Magistrate lieschke said that while Big Mars was not the host business, there were many reasonably available and inexpensive steps it could have taken, such as:
- making enquiries about tasks its workers would be required to carry out at the abattoir, including specific foreseeable hazards and resulting risks of injury, together with the adequacy of hazard control measures.
- ensuring Thomas Food provided and maintained appropriate written safe operating procedures for the hook room that referred to the appropriate use of the gates
- providing Mr H with a written translation of all relevant safety and work instructions, and ensuring he was told of the dangerous chemicals he was to work with and appropriate first aid measures
- had a system to assess the effectiveness of the training and supervision provided by Thomas Foods to Mr H.
“Big Mars took none of these straightforward steps", Magistrate Lieschke said.

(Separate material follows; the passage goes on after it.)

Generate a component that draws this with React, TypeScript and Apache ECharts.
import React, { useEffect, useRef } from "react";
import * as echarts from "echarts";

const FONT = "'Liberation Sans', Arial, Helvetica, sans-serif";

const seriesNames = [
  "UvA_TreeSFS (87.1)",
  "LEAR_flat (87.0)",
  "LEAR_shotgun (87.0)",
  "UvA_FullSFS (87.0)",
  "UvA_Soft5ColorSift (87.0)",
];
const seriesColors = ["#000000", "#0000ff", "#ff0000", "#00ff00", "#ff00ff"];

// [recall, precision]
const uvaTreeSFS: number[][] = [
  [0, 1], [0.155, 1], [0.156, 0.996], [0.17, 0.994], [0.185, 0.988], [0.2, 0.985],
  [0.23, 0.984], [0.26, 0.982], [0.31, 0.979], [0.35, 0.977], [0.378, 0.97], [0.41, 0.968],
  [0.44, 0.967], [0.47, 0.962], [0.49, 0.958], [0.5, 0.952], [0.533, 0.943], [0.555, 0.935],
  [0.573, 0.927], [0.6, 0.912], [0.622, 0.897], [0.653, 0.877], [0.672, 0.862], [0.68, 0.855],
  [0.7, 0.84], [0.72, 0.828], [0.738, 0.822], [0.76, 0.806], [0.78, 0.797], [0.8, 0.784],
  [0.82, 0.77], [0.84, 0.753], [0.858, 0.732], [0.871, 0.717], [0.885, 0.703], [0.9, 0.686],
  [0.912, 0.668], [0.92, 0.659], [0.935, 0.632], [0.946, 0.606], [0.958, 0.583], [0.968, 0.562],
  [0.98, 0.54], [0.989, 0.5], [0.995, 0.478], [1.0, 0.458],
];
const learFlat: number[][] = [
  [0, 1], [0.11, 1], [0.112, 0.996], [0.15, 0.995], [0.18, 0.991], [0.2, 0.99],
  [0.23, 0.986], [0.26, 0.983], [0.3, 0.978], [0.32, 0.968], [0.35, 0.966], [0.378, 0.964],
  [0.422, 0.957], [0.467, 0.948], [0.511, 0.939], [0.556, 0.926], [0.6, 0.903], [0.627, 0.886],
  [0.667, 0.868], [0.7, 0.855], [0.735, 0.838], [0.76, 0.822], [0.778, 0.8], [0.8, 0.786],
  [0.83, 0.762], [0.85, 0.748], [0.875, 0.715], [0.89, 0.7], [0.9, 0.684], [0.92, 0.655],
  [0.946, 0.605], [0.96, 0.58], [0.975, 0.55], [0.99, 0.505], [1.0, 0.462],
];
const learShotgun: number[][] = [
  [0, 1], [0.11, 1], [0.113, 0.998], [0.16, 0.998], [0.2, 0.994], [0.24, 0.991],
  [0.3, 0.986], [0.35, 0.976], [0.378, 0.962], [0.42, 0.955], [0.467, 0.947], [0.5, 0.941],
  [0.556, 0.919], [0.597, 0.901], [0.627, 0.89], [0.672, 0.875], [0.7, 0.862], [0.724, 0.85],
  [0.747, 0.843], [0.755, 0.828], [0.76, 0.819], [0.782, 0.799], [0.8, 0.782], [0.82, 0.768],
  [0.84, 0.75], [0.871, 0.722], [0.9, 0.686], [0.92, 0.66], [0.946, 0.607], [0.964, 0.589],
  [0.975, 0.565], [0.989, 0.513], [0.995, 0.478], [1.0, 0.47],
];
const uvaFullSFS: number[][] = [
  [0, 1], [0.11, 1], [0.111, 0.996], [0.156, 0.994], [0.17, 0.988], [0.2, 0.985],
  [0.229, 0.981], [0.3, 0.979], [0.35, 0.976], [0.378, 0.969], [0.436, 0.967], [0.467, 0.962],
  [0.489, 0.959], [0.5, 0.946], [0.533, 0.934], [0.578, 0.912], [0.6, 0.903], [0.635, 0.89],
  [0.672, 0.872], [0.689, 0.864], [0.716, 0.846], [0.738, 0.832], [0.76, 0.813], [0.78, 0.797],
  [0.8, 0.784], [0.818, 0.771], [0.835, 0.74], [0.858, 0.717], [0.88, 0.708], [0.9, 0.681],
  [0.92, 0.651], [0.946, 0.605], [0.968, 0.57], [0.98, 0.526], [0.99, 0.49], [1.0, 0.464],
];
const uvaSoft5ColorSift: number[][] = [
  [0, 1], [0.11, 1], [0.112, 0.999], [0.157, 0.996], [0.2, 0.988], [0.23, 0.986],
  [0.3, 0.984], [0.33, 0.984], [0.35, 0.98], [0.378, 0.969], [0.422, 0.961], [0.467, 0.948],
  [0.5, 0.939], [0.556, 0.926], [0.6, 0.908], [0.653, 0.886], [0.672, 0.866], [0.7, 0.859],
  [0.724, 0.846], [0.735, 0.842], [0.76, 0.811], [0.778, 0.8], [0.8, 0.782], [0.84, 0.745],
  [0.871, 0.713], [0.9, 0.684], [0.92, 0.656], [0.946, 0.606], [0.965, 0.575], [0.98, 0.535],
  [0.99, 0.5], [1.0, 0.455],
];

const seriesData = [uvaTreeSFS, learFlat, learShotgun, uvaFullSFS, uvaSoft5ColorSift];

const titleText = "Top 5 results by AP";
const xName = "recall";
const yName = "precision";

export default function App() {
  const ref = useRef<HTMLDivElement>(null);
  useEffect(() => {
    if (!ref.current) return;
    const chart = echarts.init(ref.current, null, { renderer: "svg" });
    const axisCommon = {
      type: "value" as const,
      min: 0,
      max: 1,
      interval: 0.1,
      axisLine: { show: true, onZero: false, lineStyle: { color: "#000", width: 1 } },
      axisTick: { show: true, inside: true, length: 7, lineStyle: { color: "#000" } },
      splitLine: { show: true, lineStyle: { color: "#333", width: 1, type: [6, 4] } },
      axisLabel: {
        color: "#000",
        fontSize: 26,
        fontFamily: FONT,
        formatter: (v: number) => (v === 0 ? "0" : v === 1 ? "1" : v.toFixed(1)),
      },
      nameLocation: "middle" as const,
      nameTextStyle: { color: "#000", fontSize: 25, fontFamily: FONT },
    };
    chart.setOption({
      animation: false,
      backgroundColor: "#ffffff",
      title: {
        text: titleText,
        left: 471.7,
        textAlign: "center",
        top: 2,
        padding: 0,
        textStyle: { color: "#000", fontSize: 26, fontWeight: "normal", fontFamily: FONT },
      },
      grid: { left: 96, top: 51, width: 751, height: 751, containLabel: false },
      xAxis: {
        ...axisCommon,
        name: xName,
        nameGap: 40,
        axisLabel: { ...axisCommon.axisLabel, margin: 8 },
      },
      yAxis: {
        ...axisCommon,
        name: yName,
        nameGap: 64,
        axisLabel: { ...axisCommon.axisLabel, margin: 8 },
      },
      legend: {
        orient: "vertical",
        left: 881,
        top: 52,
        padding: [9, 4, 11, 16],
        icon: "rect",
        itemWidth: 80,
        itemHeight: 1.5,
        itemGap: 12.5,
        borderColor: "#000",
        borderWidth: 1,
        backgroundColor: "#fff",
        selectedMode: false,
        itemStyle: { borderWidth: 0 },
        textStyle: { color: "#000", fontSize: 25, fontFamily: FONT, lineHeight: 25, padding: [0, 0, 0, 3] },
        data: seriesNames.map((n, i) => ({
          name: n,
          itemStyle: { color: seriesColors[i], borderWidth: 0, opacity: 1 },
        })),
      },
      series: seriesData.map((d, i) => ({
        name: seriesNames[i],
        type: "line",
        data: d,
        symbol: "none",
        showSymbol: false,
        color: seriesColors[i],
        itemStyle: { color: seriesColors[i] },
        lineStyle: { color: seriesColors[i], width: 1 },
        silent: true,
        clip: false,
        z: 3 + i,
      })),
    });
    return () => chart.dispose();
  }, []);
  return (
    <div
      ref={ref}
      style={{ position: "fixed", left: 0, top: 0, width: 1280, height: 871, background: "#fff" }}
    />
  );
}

“It failed miserably to carry out any of its fundamental safety responsibilities. If it had done so, Mr [H] is highly unlikely to have been injured.”
Severe penalty warranted
In determining penalty, Magistrate Lieschke considered the incident’s profoundly adverse effect on Mr H’s mental and physical wellbeing and that fact that the risk to which he was unreasonably exposed could have resulted in worse burns and organ damage or death. He also noted the company’s only indication of contrition was its guilty plea.
In addition, Big Mars’ submissions in mitigation of penalty left Magistrate Lieschke with little confidence it would comply with its WHS obligations in the future.
Noting there had been an extremely serious breach of Big Mars’ obligations to Mr H, Magistrate Lieschke said a severe penalty was warranted. He commenced with a fine of $300,000, being 20 per cent of the maximum for an offence under s32 of the Act.
Following a 20 per cent reduction for Big Mars’s guilty plea, Magistrate Lieschke imposed a fine of $240,000 and recorded a conviction against the company.
According to SafeWork, this is the highest penalty recorded against a company since South Australia adopted nationally harmonised WHS laws in January 2013.
Thomas Foods International will appear in court in June.